Look a man in the face, watch him on television next to his wife and children, and it's hard to believe he'd do any of those things. But there are men who do them.
Why not a vice president? Are we to believe that Americans are capable of evil, but not our politicians? That's an odd profession to exempt. Again, forced to wager, I'd bet that the darkest interpretation is not true of Cheney. But putting the possibility in the realm of nutty conspiracy theory is illogical.
Is it really beyond the realm of possibility that a former Halliburton CEO urged America into war in part to further enrich his former colleagues? Zeroing in on Paul's larger point about defense contractors influencing policy, can anyone credibly argue that the dollars they spread around Washington have no effect?
Then there's the particular Halliburton CEO in question. Is he the sort of individual who would game the system in which he operates in order to wield more power? Check.
Do we have any reason to believe he'd break the law or violate civilizational taboos? Does he believe that ends justify means? Well, he's a zealous apologist for torture. To me, that alone is evidence that he is capable of doing evil.
Was he willing to lie to the American people to sell the war in Iraq? Yeah, that seems true too. Cheney's true motives are hidden from us. We should act accordingly.
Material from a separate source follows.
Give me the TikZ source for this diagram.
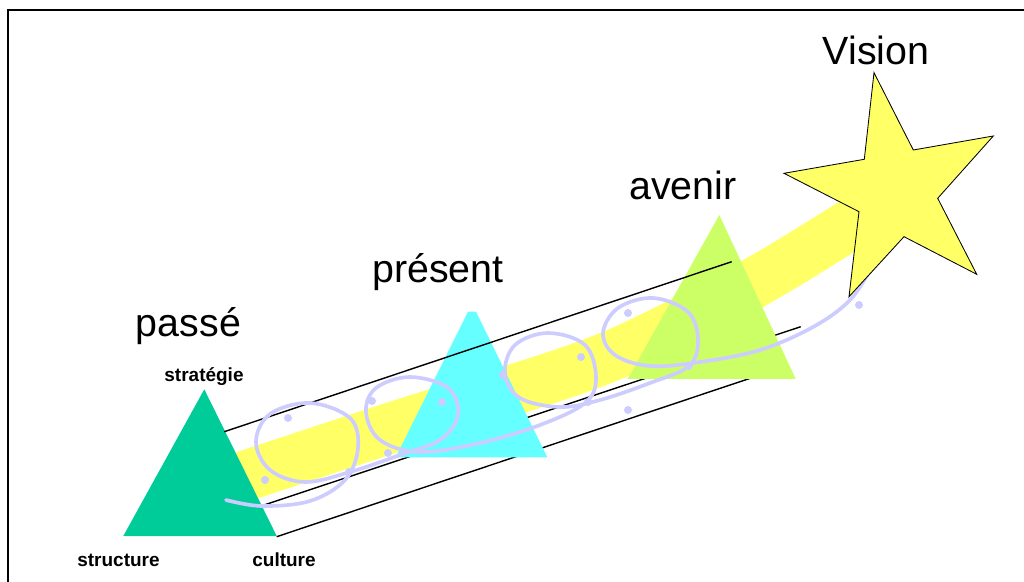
\documentclass[tikz,border=0pt]{standalone}
\usepackage{fontspec}
\setmainfont{Liberation Sans}
\definecolor{passegreen}{RGB}{0,204,153}
\definecolor{presentcyan}{RGB}{102,255,255}
\definecolor{avenirlime}{RGB}{204,255,102}
\definecolor{visionyellow}{RGB}{255,255,102}
\definecolor{spirallav}{RGB}{204,204,255}

\begin{document}
\begin{tikzpicture}[
  x=0.025cm, y=-0.025cm,
  era/.style={anchor=base, inner sep=0pt, font=\fontsize{28}{30}\selectfont},
  corner/.style={anchor=base, inner sep=0pt, font=\bfseries\fontsize{13.5}{15}\selectfont},
  rail/.style={line width=1pt},
  band/.style={visionyellow, line width=36pt, line cap=round},
  spiral/.style={spirallav, line width=2.6pt, line cap=round, line join=round},
  spiraldot/.style={fill=spirallav}
]
  \useasboundingbox (0,0) rectangle (1024,582);
  \draw[line width=1pt] (1024,10) -- (8,10) -- (8,582);

  \draw[band] plot[smooth] coordinates {(242,477) (400,425) (550,378) (620,352) (700,313) (780,268) (848,226)};

  \draw[rail] (264,505) -- (800.7,326.7);
  \draw[rail] (276.7,536.7) -- (760,375);

  \fill[passegreen] (204.3,389.3) -- (276.7,536) -- (123.3,536) -- cycle;
  \fill[presentcyan] (468,311.7) -- (476,311.7) -- (547.3,457.3) -- (395.7,457.3) -- cycle;
  \fill[avenirlime] (719.3,215) -- (795.7,379) -- (627.7,379) -- cycle;

  \draw[rail] (224.3,431.7) -- (731.7,261.7);

  \draw[spiral] plot[smooth, tension=0.6] coordinates {(226,500) (262,506) (310,501) (345,480) (358,448) (350,418) (310,403) (270,414) (256,442) (270,470) (305,482) (350,472) (400,455) (440,440) (458,415) (448,388) (410,377) (376,388) (366,412) (380,440) (420,452) (480,443) (540,425) (585,403) (596,378) (585,345) (548,333) (515,345) (505,373) (520,398) (560,407) (600,400) (650,383) (689,366) (698,340) (688,312) (653,298) (618,308) (603,333) (615,355) (650,366) (700,362) (760,350) (813,327) (850,300) (873,265)};
  \foreach \px/\py in {288/418, 265/480, 349/472, 372/401, 442/402, 388/453, 503/375, 581/357, 588/402, 628/313, 628/410, 689/366, 859/305}
    \fill[spiraldot] (\px,\py) circle (4);

  \filldraw[fill=visionyellow, draw=black, line width=0.6pt] (874,72.7) -- (913.3,150) -- (993.3,136) -- (937.7,198.3) -- (976.7,274.3) -- (904,236.7) -- (849,296.7) -- (859,211.7) -- (784,173.3) -- (864.3,159.3) -- cycle;

  \node[era] (vision) at (876,65) {Vision};
  \node[era] (avenir) at (683,200) {avenir};
  \node[era] (present) at (438,283) {présent};
  \node[era] (passe) at (188.5,337) {passé};
  \node[corner] (strategie) at (204,382) {stratégie};
  \node[corner] (structure) at (118.5,566) {structure};
  \node[corner] (culture) at (284,566) {culture};
\end{tikzpicture}
\end{document}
President Eisenhower was the first to warn Americans about the military-industrial complex. Recall that this was a five-star general who led our troops in World War II.
"In the councils of government, we must guard against the acquisition of unwarranted influence, whether sought or unsought, by the military industrial complex," he said in his farewell address. "The potential for the disastrous rise of misplaced power exists and will persist. We must never let the weight of this combination endanger our liberties or democratic processes. We should take nothing for granted."
The military-industrial complex is much more powerful today. It is important for Americans to understand that "the disastrous rise of misplaced power" is still possible.
It is important that we recall a president telling us, "We should take nothing for granted." Would Eisenhower counsel suspicion or trust if told that an American vice president (1) got very rich working for a defense contractor, (2) took power, (3) urged an invasion he had formerly opposed, knowing it would enrich his former company, which then got a no-bid contract, (4) only to have many of the reasons given for favoring war fall apart under scrutiny? Suspicion in that situation isn't a sign of being conspiracy-minded, it is a sign of having one's eyes open.